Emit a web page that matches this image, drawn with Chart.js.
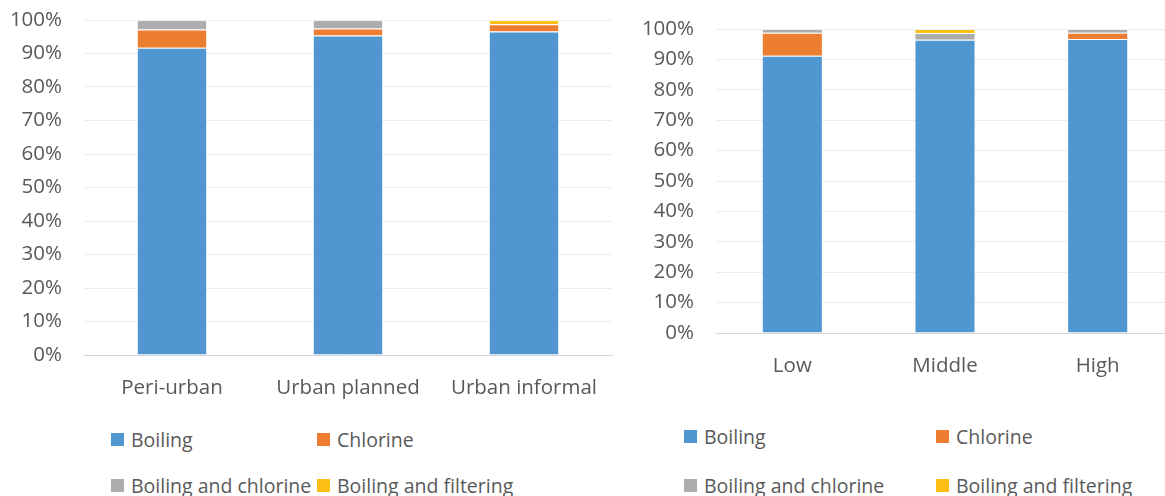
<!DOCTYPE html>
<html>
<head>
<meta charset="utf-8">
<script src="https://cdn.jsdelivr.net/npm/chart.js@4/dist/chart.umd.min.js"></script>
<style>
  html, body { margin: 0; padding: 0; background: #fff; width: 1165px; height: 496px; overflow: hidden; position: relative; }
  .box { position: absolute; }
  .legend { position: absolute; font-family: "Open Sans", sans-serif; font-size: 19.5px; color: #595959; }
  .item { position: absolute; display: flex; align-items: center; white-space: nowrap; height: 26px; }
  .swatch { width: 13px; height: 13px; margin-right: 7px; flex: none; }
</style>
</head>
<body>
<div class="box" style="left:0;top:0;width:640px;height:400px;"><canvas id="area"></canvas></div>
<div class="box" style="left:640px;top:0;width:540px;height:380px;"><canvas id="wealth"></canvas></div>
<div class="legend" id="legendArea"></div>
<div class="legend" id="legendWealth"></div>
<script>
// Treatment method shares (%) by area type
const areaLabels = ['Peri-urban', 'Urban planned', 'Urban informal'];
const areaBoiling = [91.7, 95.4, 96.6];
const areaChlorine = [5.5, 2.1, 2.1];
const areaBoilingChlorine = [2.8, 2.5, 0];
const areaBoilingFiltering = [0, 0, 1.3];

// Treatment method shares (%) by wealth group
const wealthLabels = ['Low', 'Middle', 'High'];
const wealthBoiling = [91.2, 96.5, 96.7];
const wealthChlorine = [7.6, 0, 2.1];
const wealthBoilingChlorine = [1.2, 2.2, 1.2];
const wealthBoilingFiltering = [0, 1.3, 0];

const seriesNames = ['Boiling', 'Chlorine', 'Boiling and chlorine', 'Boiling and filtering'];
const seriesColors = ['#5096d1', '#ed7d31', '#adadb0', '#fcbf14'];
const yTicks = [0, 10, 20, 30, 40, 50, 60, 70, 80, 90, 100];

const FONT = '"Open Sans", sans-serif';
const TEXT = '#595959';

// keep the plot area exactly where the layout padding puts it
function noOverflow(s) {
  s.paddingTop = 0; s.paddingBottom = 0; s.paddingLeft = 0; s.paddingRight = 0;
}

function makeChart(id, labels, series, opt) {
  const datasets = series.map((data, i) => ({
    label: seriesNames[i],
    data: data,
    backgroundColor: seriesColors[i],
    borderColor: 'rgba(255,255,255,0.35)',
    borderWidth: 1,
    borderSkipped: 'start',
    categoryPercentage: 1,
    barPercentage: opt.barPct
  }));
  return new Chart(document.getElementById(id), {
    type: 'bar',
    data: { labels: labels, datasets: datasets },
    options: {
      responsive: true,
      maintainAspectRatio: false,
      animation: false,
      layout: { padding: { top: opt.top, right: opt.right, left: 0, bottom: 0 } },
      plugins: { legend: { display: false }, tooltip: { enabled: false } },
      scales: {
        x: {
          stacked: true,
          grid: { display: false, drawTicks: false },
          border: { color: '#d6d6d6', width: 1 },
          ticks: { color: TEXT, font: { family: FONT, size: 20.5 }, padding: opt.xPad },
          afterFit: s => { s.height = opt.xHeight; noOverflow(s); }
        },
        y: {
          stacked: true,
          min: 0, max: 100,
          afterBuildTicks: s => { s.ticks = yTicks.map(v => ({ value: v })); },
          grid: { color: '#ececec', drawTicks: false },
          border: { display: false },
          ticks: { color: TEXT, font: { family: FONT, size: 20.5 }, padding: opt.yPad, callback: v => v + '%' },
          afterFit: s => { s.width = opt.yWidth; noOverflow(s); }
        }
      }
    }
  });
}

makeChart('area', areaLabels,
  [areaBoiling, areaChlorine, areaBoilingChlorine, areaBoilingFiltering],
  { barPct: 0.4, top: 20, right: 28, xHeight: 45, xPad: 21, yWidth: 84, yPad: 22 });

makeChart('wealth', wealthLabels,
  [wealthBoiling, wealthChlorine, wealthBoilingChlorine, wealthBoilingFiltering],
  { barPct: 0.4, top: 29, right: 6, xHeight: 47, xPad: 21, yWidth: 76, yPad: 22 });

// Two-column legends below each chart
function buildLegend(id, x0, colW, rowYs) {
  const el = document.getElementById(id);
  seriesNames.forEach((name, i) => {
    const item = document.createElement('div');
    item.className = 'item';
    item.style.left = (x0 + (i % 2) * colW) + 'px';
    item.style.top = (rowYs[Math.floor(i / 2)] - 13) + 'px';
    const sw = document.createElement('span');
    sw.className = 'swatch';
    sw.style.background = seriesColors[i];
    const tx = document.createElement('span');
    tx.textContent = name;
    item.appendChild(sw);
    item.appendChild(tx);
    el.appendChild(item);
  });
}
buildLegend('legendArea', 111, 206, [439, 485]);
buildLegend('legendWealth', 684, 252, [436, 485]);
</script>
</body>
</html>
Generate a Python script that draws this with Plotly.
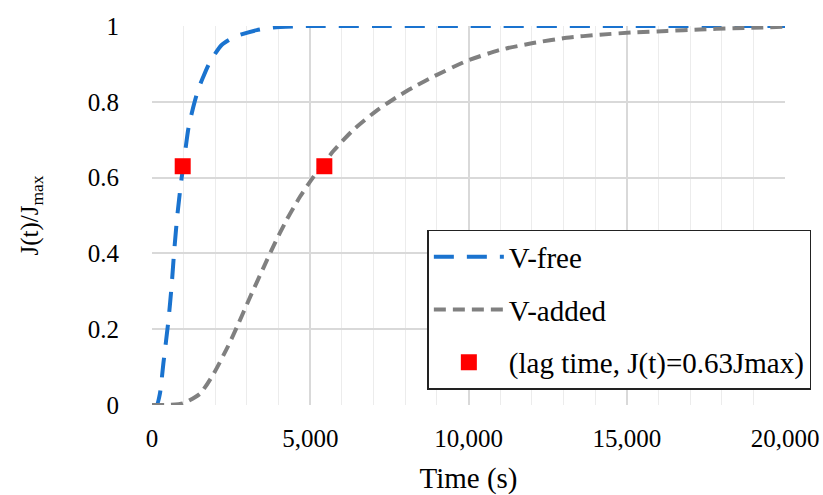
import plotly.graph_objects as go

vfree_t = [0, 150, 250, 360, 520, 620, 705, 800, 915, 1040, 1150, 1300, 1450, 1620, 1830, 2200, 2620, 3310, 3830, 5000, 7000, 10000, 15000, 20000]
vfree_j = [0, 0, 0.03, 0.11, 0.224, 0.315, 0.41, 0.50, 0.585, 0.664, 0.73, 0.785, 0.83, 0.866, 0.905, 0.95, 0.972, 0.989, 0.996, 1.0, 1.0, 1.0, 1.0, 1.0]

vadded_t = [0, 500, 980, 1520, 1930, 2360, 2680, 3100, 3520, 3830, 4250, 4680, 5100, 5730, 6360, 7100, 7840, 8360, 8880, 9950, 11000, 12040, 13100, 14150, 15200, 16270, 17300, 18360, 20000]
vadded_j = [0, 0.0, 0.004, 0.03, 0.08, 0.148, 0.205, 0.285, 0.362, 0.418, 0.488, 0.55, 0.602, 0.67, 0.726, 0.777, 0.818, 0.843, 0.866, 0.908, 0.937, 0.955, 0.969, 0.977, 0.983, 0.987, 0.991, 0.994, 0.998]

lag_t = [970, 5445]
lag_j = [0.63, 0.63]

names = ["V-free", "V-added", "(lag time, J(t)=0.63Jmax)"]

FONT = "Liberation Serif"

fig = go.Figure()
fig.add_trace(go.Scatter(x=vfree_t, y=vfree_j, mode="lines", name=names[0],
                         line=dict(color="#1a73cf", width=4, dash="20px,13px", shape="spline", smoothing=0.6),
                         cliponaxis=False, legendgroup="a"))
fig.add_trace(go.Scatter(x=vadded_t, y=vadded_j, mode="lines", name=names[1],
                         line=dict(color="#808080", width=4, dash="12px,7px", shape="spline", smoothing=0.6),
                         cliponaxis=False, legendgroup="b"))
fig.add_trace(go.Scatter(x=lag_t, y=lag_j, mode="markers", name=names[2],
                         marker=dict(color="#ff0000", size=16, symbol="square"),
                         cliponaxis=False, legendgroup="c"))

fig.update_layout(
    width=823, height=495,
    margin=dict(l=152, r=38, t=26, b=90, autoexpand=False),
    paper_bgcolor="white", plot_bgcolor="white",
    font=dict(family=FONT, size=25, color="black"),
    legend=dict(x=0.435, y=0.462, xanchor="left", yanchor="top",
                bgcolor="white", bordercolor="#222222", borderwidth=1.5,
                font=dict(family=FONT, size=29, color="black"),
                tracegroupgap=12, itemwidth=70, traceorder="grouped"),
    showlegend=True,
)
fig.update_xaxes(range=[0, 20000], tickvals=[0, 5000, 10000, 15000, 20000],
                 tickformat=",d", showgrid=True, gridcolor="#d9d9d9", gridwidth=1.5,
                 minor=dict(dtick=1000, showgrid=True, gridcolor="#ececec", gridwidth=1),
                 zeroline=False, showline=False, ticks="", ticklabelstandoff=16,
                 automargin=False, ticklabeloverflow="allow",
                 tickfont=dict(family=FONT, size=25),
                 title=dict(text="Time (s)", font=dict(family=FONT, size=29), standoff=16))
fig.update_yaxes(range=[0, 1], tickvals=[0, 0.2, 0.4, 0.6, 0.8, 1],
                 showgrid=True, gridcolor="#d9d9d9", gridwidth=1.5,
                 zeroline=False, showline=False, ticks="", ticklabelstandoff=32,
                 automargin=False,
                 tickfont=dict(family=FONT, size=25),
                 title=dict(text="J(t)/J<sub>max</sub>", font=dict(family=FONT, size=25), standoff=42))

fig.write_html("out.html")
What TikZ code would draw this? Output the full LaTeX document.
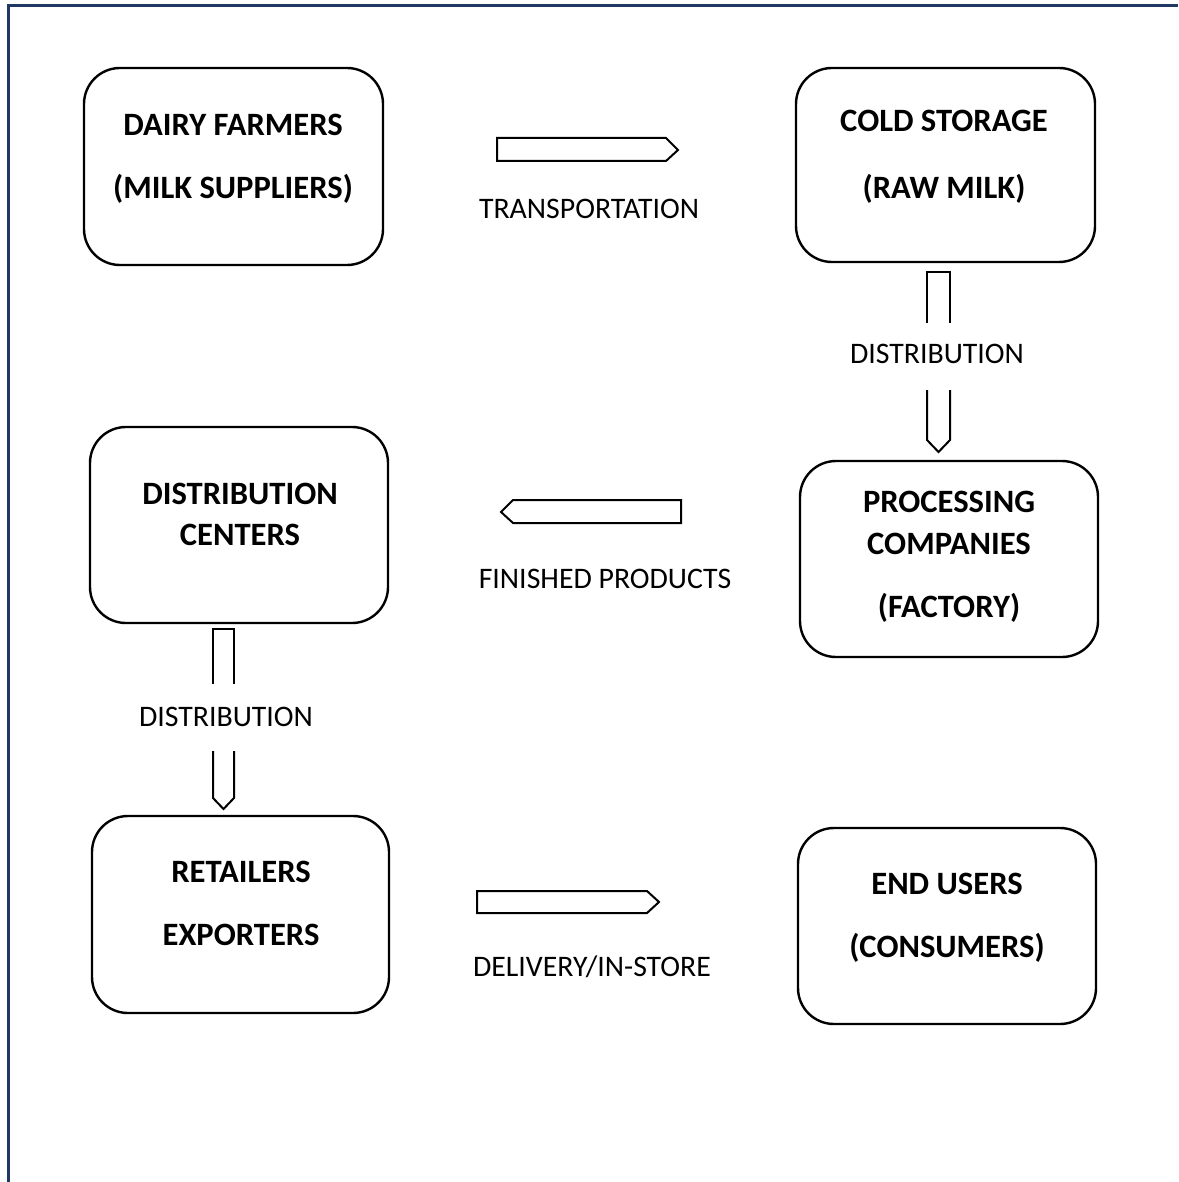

**SET PROBLEM**: Begin with the line where "Generate a Python" appears and end with the line where "1.0, 1.0, 1.0]" appears. Copy only that stretch, exactly, with no pictures.

**FINAL ANSWER**:
Generate a Python script that draws this with Plotly.
import plotly.graph_objects as go

vfree_t = [0, 150, 250, 360, 520, 620, 705, 800, 915, 1040, 1150, 1300, 1450, 1620, 1830, 2200, 2620, 3310, 3830, 5000, 7000, 10000, 15000, 20000]
vfree_j = [0, 0, 0.03, 0.11, 0.224, 0.315, 0.41, 0.50, 0.585, 0.664, 0.73, 0.785, 0.83, 0.866, 0.905, 0.95, 0.972, 0.989, 0.996, 1.0, 1.0, 1.0, 1.0, 1.0]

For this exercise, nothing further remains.